Compilation came after peace talks chair George Mitchel also claimed NIO was attempting to sabotage the process
The confidential briefing note is part of the tranche of files made public in the annual release of the State Papers.
A Department of Foreign Affairs official focusing on justice and security created the list in October 2002.
The document starts by referencing a 1999 interview given by George Mitchell, the chairman of the Good Friday Agreement negotiations, in which he claimed that the British and Irish governments, as well as Northern Ireland’s political parties, had leaked information to manipulate public opinion.
However, he further accused the NIO of attempting to sabotage the process by leaking information on British government policy to the media.
Mr Mitchell, a former US senator, is said to have expressed alarm and anger over the frequency of leaks from the NIO – saying they were uniquely “designed to undermine the policy of the British government of which they were a part”.
The Irish civil servant notes that Mr Mitchell himself was subjected to an attempted “smear” when he first arrived in Northern Ireland, as newspaper articles falsely claimed his chief-of-staff Martha Pope had had a liaison with Sinn Féin representative Gerry Kelly with ulterior motives.
The Irish civil servant goes on to list several “leaks”, starting with the publication of a proposed deal in a newspaper while “intense negotiations” for the Downing Street Declaration were under way.
Next, the department lists two “high-profile and damaging leaks issued from the NIO”.
A so-called “game-plan” document was leaked in February 1998, showing that papers had been prepared weeks before the Drumcree march on July 6, 1997. In the preceding years, there had been standoffs and clashes as nationalists opposed the procession of an Orange parade down Garvaghy Road in Portadown.
The game-plan document showed that then Secretary of State for Northern Ireland Mo Mowlam, who was publicly expressing a desire for a negotiated solution to the 1997 parade, advocated “finding the lowest common denominator for getting some Orange feet on the Garvaghy Road”.
In 1997, a large number of security forces were deployed to the area to allow the march to proceed.
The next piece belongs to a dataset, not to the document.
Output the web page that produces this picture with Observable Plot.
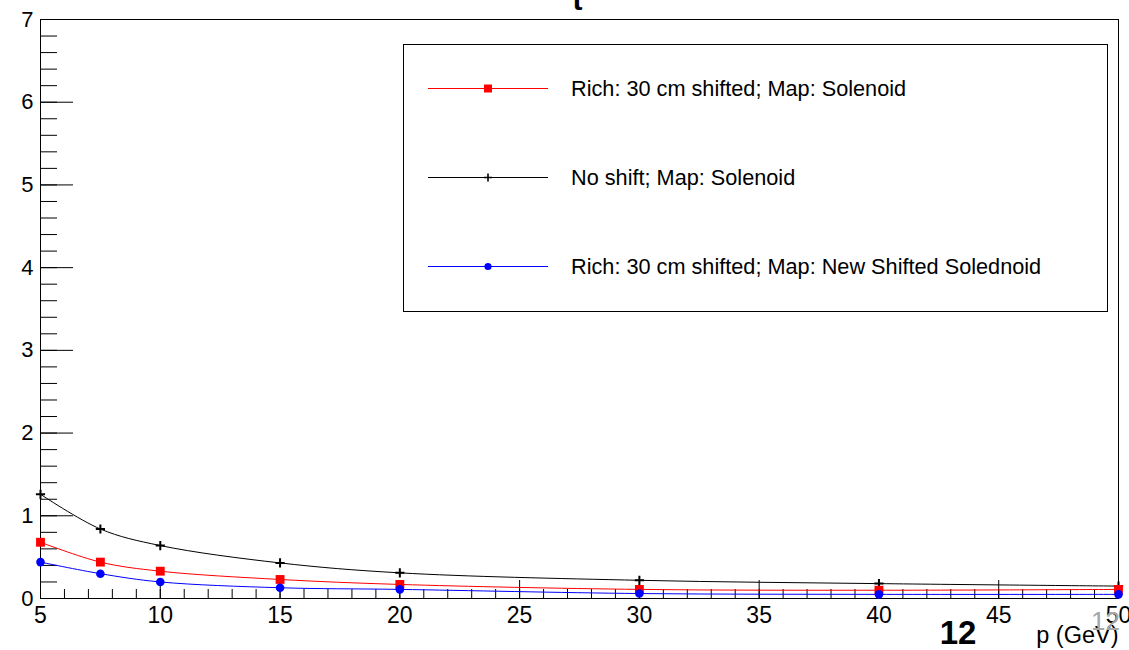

The incident sparked heightened tension and a wave of rioting.
The document further describes the release of a document submitted by the NIO’s director of communications to the Secretary of State as a “second major leak”.
It claims that a publicity strategy was released to the DUP in the aftermath of the Good Friday Agreement and showed how the UK government would support a ‘yes’ vote in a referendum following any talks agreement.
In addition, it is claimed that unionists used leaked sections of the Patten Commission report on policing to invalidate its findings ahead of its publication in 1999.
The report recommended the replacement of the Royal Ulster Constabulary with the Police Service of Northern Ireland, the changing of symbols, and a 50-50 recruitment policy for Catholics and Protestants.
At the time, UUP leader David Trimble said the recommendations would lead to a corruption of policing in Northern Ireland.
Chris Patten, chairman of the independent commission on policing, said that some of the assertions were a “total fabrication” and designed to “muddy the waters” to create a difficult political atmosphere.
Elsewhere, the author notes that before it was leaked to the media, there was serious disagreement between the governments of the UK and Ireland on the composition of that commission, with not a single name submitted by the Irish side accepted by the other.
The author notes that this incident, still under the heading “NIO leaks”, was believed by British officials to have emanated from the Irish side.
The report turns to leaks of other origin, claiming “disgruntled Special Branch officers” in the North were blamed by the British government for a series of releases about the IRA designed to damage Sinn Féin in the 2001 general election in Northern Ireland.
One senior Whitehall source was quoted in the Guardian as complaining that Special Branch was “leaking like a sieve” after details of an IRA intelligence database containing the names of leading Tories – described at the time as a “hit list” – was passed to the BBC in April 2002.
The reason for creating the list, which the National Archives holds in a folder alongside briefing notes for ministers ahead of meetings with officials from the UK government and NIO, is not outlined in the document itself.